Like Alex, I was a fan of a number of comic book superheroes as a kid, and some characters I found really compelling, often for unusual reasons.
The idea of an alien — from a different time, a different culture — being thrust into a chaotic world and fighting to do good despite not fully understanding the context of what’s going on around him really appealed to me: that was the mighty Thor.
And who better to play him than Rutger Hauer, the striking, powerful, tragically sad but imposing main antagonist (but really, a hero in his own right) of Blade Runner? (And, more recently, as Niall Brigant in True Blood.)

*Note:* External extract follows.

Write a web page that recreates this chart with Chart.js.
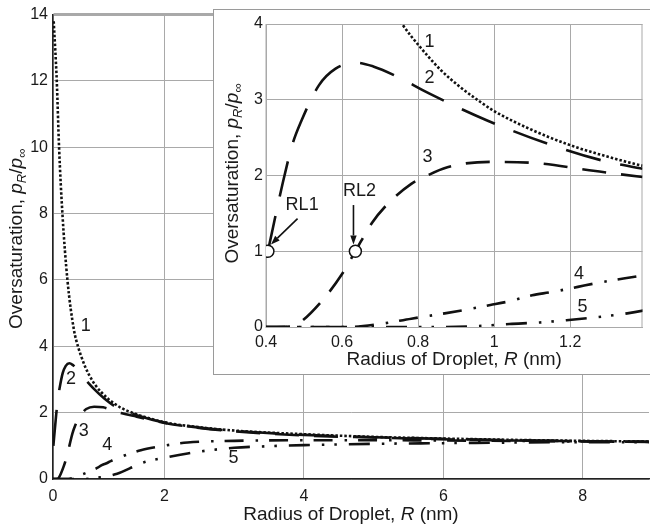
<!DOCTYPE html>
<html>
<head>
<meta charset="utf-8">
<script src="https://cdn.jsdelivr.net/npm/chart.js@4.4.1/dist/chart.umd.min.js"></script>
<style>
  html, body { margin: 0; padding: 0; background: #fff; }
  #wrap { position: relative; width: 650px; height: 527px; overflow: hidden; }
  #main { position: absolute; left: 0; top: 0; }
  #insetBox { position: absolute; left: 213px; top: 9px; width: 440px; height: 366px;
              box-sizing: border-box; border: 1.5px solid #9a9a9a; background: #fff; }
  #inset { position: absolute; left: 0; top: 0; }
</style>
</head>
<body>
<div id="wrap">
  <canvas id="main" width="650" height="527"></canvas>
  <div id="insetBox"><canvas id="inset" width="436" height="363"></canvas></div>
</div>
<script>
// ==========================================
// Data
// ==========================================
const mainXTicks = [0.4, 2, 4, 6, 8];
const mainXTickLabels = ['0', '2', '4', '6', '8'];
const mainYTicks = [0, 2, 4, 6, 8, 10, 12, 14];
const insetXTicks = [0.4, 0.6, 0.8, 1.0, 1.2];
const insetXTickLabels = ['0.4', '0.6', '0.8', '1', '1.2'];
const insetYTicks = [0, 1, 2, 3, 4];

// curve 1 - dotted
const curve1R = [0.41, 0.454, 0.487, 0.535, 0.607, 0.70, 0.758, 0.808, 0.86, 0.91, 0.964, 1.0, 1.1, 1.2, 1.29, 1.39, 1.6, 2.0, 2.5, 3.0, 4.0, 5.0, 6.0, 7.0, 8.0, 8.95];
const curve1S = [13.8, 12.0, 10.0, 8.0, 6.0, 4.5, 4.0, 3.68, 3.39, 3.17, 2.97, 2.85, 2.6, 2.4, 2.26, 2.13, 1.95, 1.71, 1.56, 1.46, 1.35, 1.27, 1.22, 1.18, 1.15, 1.13];
// curve 2 - long dash
const curve2R = [0.405, 0.444, 0.47, 0.492, 0.539, 0.583, 0.635, 0.682, 0.739, 0.83, 0.98, 1.14, 1.29, 1.39, 1.6, 2.0, 2.5, 3.0, 4.0, 5.0, 6.0, 7.0, 8.0, 8.95];
const curve2S = [1.0, 1.9, 2.42, 2.71, 3.19, 3.41, 3.49, 3.44, 3.32, 3.08, 2.73, 2.42, 2.19, 2.09, 1.92, 1.70, 1.55, 1.45, 1.33, 1.26, 1.21, 1.17, 1.14, 1.12];
// curve 3 - dash
const curve3R = [0.4, 0.47, 0.487, 0.548, 0.6, 0.635, 0.678, 0.721, 0.782, 0.808, 0.877, 0.99, 1.12, 1.25, 1.39, 1.6, 2.0, 2.5, 3.0, 4.0, 5.0, 6.0, 7.0, 8.0, 8.95];
const curve3S = [0, 0.01, 0.05, 0.35, 0.70, 1.0, 1.37, 1.63, 1.89, 1.96, 2.11, 2.18, 2.16, 2.07, 1.98, 1.88, 1.69, 1.54, 1.44, 1.31, 1.25, 1.2, 1.16, 1.14, 1.12];
// curve 4 - dash dot
const curve4R = [0.4, 0.62, 0.7, 0.782, 0.87, 0.916, 0.99, 1.04, 1.10, 1.15, 1.22, 1.27, 1.34, 1.39, 1.66, 1.9, 2.33, 3.0, 4.0, 5.0, 6.0, 7.0, 8.0, 8.95];
const curve4S = [0, 0, 0.04, 0.11, 0.18, 0.22, 0.29, 0.34, 0.42, 0.46, 0.53, 0.58, 0.64, 0.68, 0.87, 0.97, 1.1, 1.15, 1.17, 1.17, 1.16, 1.15, 1.13, 1.12];
// curve 5 - dash dot dot
const curve5R = [0.4, 0.85, 0.95, 1.04, 1.12, 1.19, 1.27, 1.35, 1.5, 1.7, 2.0, 2.33, 2.66, 3.0, 3.5, 4.0, 5.0, 6.0, 7.0, 8.0, 8.95];
const curve5S = [0, 0, 0.01, 0.04, 0.06, 0.09, 0.13, 0.18, 0.32, 0.5, 0.64, 0.77, 0.87, 0.94, 0.99, 1.02, 1.06, 1.08, 1.1, 1.11, 1.11];
// RL1 / RL2 markers
const rlR = [0.405, 0.635];
const rlS = [1.0, 1.0];

// ==========================================
// Styling helpers
// ==========================================
const FONT = "'Liberation Sans', Arial, sans-serif";
const INK = '#1a1a1a';
const GRID = '#a9a9a9';

const pts = (xs, ys) => xs.map((x, i) => ({ x, y: ys[i] }));

const curveStyles = [
  { r: curve1R, s: curve1S, dash: [2.5, 2], width: 2.6 },
  { r: curve2R, s: curve2S, dash: [36, 20], width: 2.6 },
  { r: curve3R, s: curve3S, dash: [24, 15], width: 2.6 },
  { r: curve4R, s: curve4S, dash: [19, 12, 2.5, 11], width: 2.6 },
  { r: curve5R, s: curve5S, dash: [21, 12, 2.5, 10, 2.5, 12], width: 2.6 },
];

const curveDatasets = () => curveStyles.map((c, i) => ({
  data: pts(c.r, c.s),
  borderColor: '#111',
  borderWidth: c.width,
  borderDash: c.dash,
  pointRadius: 0,
  cubicInterpolationMode: 'monotone',
  fill: false,
  order: i + 1,
}));

const xTitle = [{ t: 'Radius of Droplet, ' }, { t: 'R', i: true }, { t: ' (nm)' }];
const yTitle = [{ t: 'Oversaturation, ' }, { t: 'p', i: true }, { t: 'R', i: true, sub: true },
                { t: '/' }, { t: 'p', i: true }, { t: '\u221E', i: true, sub: true }];

function drawRich(ctx, parts, x, y, size, vertical) {
  ctx.save();
  ctx.translate(x, y);
  if (vertical) ctx.rotate(-Math.PI / 2);
  const fontOf = p => `${p.i ? 'italic ' : ''}${p.sub ? Math.round(size * 0.68) : size}px ${FONT}`;
  let total = 0;
  parts.forEach(p => { ctx.font = fontOf(p); total += ctx.measureText(p.t).width; });
  let cx = -total / 2;
  ctx.textBaseline = 'middle';
  ctx.textAlign = 'left';
  ctx.fillStyle = INK;
  parts.forEach(p => {
    ctx.font = fontOf(p);
    ctx.fillText(p.t, cx, p.sub ? size * 0.3 : 0);
    cx += ctx.measureText(p.t).width;
  });
  ctx.restore();
}

function drawArrow(ctx, x1, y1, x2, y2) {
  const a = Math.atan2(y2 - y1, x2 - x1);
  const head = 9, half = 3.2;
  ctx.save();
  ctx.strokeStyle = '#111';
  ctx.fillStyle = '#111';
  ctx.lineWidth = 1.6;
  ctx.beginPath();
  ctx.moveTo(x1, y1);
  ctx.lineTo(x2 - head * Math.cos(a), y2 - head * Math.sin(a));
  ctx.stroke();
  ctx.beginPath();
  ctx.moveTo(x2, y2);
  ctx.lineTo(x2 - head * Math.cos(a) + half * Math.sin(a), y2 - head * Math.sin(a) - half * Math.cos(a));
  ctx.lineTo(x2 - head * Math.cos(a) - half * Math.sin(a), y2 - head * Math.sin(a) + half * Math.cos(a));
  ctx.closePath();
  ctx.fill();
  ctx.restore();
}

// annotations: curve numbers, RL labels, arrows, axis titles
function makeNotes(cfg) {
  return {
    id: 'notes',
    beforeDatasetsDraw(chart) {
      if (!cfg.frame) return;
      const { ctx, chartArea: a } = chart;
      ctx.save();
      ctx.strokeStyle = GRID;
      ctx.lineWidth = 1;
      ctx.strokeRect(a.left, a.top + 0.5, a.right - a.left - 0.5, a.bottom - a.top);
      ctx.restore();
    },
    afterDatasetsDraw(chart) {
      const { ctx, chartArea: a, scales: { x, y } } = chart;
      ctx.save();
      ctx.fillStyle = INK;
      ctx.textAlign = 'center';
      ctx.textBaseline = 'middle';
      (cfg.labels || []).forEach(l => {
        ctx.font = `${l.size || 18}px ${FONT}`;
        ctx.fillText(l.t, x.getPixelForValue(l.x), y.getPixelForValue(l.y));
      });
      ctx.restore();
      (cfg.arrows || []).forEach(ar => drawArrow(ctx,
        x.getPixelForValue(ar[0]), y.getPixelForValue(ar[1]),
        x.getPixelForValue(ar[2]), y.getPixelForValue(ar[3])));
      drawRich(ctx, xTitle, (a.left + a.right) / 2, cfg.xTitleY, 19, false);
      drawRich(ctx, yTitle, cfg.yTitleX, (a.top + a.bottom) / 2 - cfg.yTitleShift, 19, true);
    }
  };
}

function fixedTicks(values) {
  return scale => { scale.ticks = values.map(v => ({ value: v })); };
}

function tickFont() {
  return { family: FONT, size: 16 };
}

// ==========================================
// Main chart
// ==========================================
new Chart(document.getElementById('main'), {
  type: 'line',
  data: { datasets: curveDatasets() },
  options: {
    responsive: false,
    animation: false,
    devicePixelRatio: 1,
    layout: { padding: { top: 10, right: 1, left: 0, bottom: 0 } },
    plugins: { legend: { display: false }, tooltip: { enabled: false } },
    scales: {
      x: {
        type: 'linear', min: 0.4, max: 8.95,
        afterBuildTicks: fixedTicks(mainXTicks),
        afterFit: s => { s.height = 48; },
        ticks: { font: tickFont(), color: INK, padding: 8, maxRotation: 0, autoSkip: false,
                 callback: (v, i) => mainXTickLabels[i] },
        grid: { color: GRID, lineWidth: 1, drawTicks: false },
        border: { color: '#222', width: 1.5 }
      },
      y: {
        type: 'linear', min: 0, max: 14,
        afterBuildTicks: fixedTicks(mainYTicks),
        afterFit: s => { s.width = 53; },
        ticks: { font: tickFont(), color: INK, padding: 5, autoSkip: false },
        grid: { color: GRID, drawTicks: false,
                lineWidth: c => (c.tick && c.tick.value === 14 ? 3 : 1) },
        border: { color: '#222', width: 1.5 }
      }
    }
  },
  plugins: [makeNotes({
    labels: [
      { t: '1', x: 0.87, y: 4.6 }, { t: '2', x: 0.66, y: 3.0 }, { t: '3', x: 0.84, y: 1.46 },
      { t: '4', x: 1.18, y: 1.03 }, { t: '5', x: 2.99, y: 0.63 }
    ],
    xTitleY: 515, yTitleX: 17, yTitleShift: 8
  })]
});

// ==========================================
// Inset chart
// ==========================================
const insetSets = [{
  data: pts(rlR, rlS),
  showLine: false,
  pointRadius: 6,
  pointBackgroundColor: '#fff',
  pointBorderColor: '#111',
  pointBorderWidth: 1.5,
  order: 0,
}].concat(curveDatasets());

new Chart(document.getElementById('inset'), {
  type: 'line',
  data: { datasets: insetSets },
  options: {
    responsive: false,
    animation: false,
    devicePixelRatio: 1,
    layout: { padding: { top: 14, right: 2, left: 0, bottom: 0 } },
    plugins: { legend: { display: false }, tooltip: { enabled: false } },
    scales: {
      x: {
        type: 'linear', min: 0.4, max: 1.39,
        afterBuildTicks: fixedTicks(insetXTicks),
        afterFit: s => { s.height = 46; },
        ticks: { font: tickFont(), color: INK, padding: 6, maxRotation: 0, autoSkip: false,
                 callback: (v, i) => insetXTickLabels[i] },
        grid: { color: GRID, lineWidth: 1, drawTicks: false },
        border: { color: GRID, width: 1 }
      },
      y: {
        type: 'linear', min: 0, max: 4,
        afterBuildTicks: fixedTicks(insetYTicks),
        afterFit: s => { s.width = 52; },
        ticks: { font: tickFont(), color: INK, padding: 3, autoSkip: false },
        grid: { color: GRID, lineWidth: 1, drawTicks: false },
        border: { color: GRID, width: 1 }
      }
    }
  },
  plugins: [makeNotes({
    frame: true,
    labels: [
      { t: '1', x: 0.83, y: 3.76 }, { t: '2', x: 0.83, y: 3.29 }, { t: '3', x: 0.825, y: 2.25 },
      { t: '4', x: 1.223, y: 0.705 }, { t: '5', x: 1.232, y: 0.26 },
      { t: 'RL1', x: 0.495, y: 1.61 }, { t: 'RL2', x: 0.646, y: 1.79 }
    ],
    arrows: [[0.483, 1.43, 0.413, 1.09], [0.63, 1.61, 0.63, 1.09]],
    xTitleY: 350, yTitleX: 19, yTitleShift: 2
  })]
});
</script>
</body>
</html>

It was Bill Bixby’s portrayal of Dr. David Banner (it’s Bruce Banner in the comics) that lured me into the Hulk: someone striving for control of their life and their emotions, but who’s fighting an unwinnable battle. As the Hulk, he’s unstoppably powerful and can’t really be defeated, but whenever he turns back into Banner, he discovers that all he’s done is add havoc and destruction to the world, often wrecking Banner’s dearests interests in the process. So it goes with anger for us all.
Unfortunately, Bixby died of cancer in 1993, so this dream of Alex’s will have to go unrealized.
Captain America was a hero of a bygone age to me, but how do people who find themselves out-of-touch with the modern world still find a quality place for themselves in it? Surprisingly, Captain America didn’t shy away from dealing with this, and often had to think his way out of situations when he was out-gunned or out-powered, yet his combination of resourcefulness and altruism finally began to appeal to me.
I only know Alan Ritchson from his recent villainous role in the Hunger Games movie, so it would be quite a switch to see him as the embodiment of all that’s good in America.
And — like practically all American boys born in the 1970s — I was a huge Bruce Lee fan! Who wouldn’t be a fan of the agility, the speed, the strength and dexterity, and the unshakeable confidence he exuded no matter what the obstacle was facing him? You just knew, if there was a fully loaded tank coming at him, he’d find a way to win and look cool doing it. Bruce Lee, more than anyone else, made you believe that he could make the impossible happen with ease.
So who better to bring some confidence and spark to the indecisive, woe-is-me, Hamlet-of-our-generation superhero: Spider-Man? Yes, I admit it: not since I was maybe five years old have I been a Spider-Man fan. But you put Bruce Lee into those shoes? I’m there.
There are some other really good ones, too, and this has given me occasion to look up some of the actors I wasn’t so familiar with to find out more about them. Some of them are amazing, like the original Zorro (Guy Williams), above, and one of the memorable stars of 28 Days Later and Skyfall, Naomie Harris (below).
Go view the whole set, and thanks to Alex for such a creative jaunt!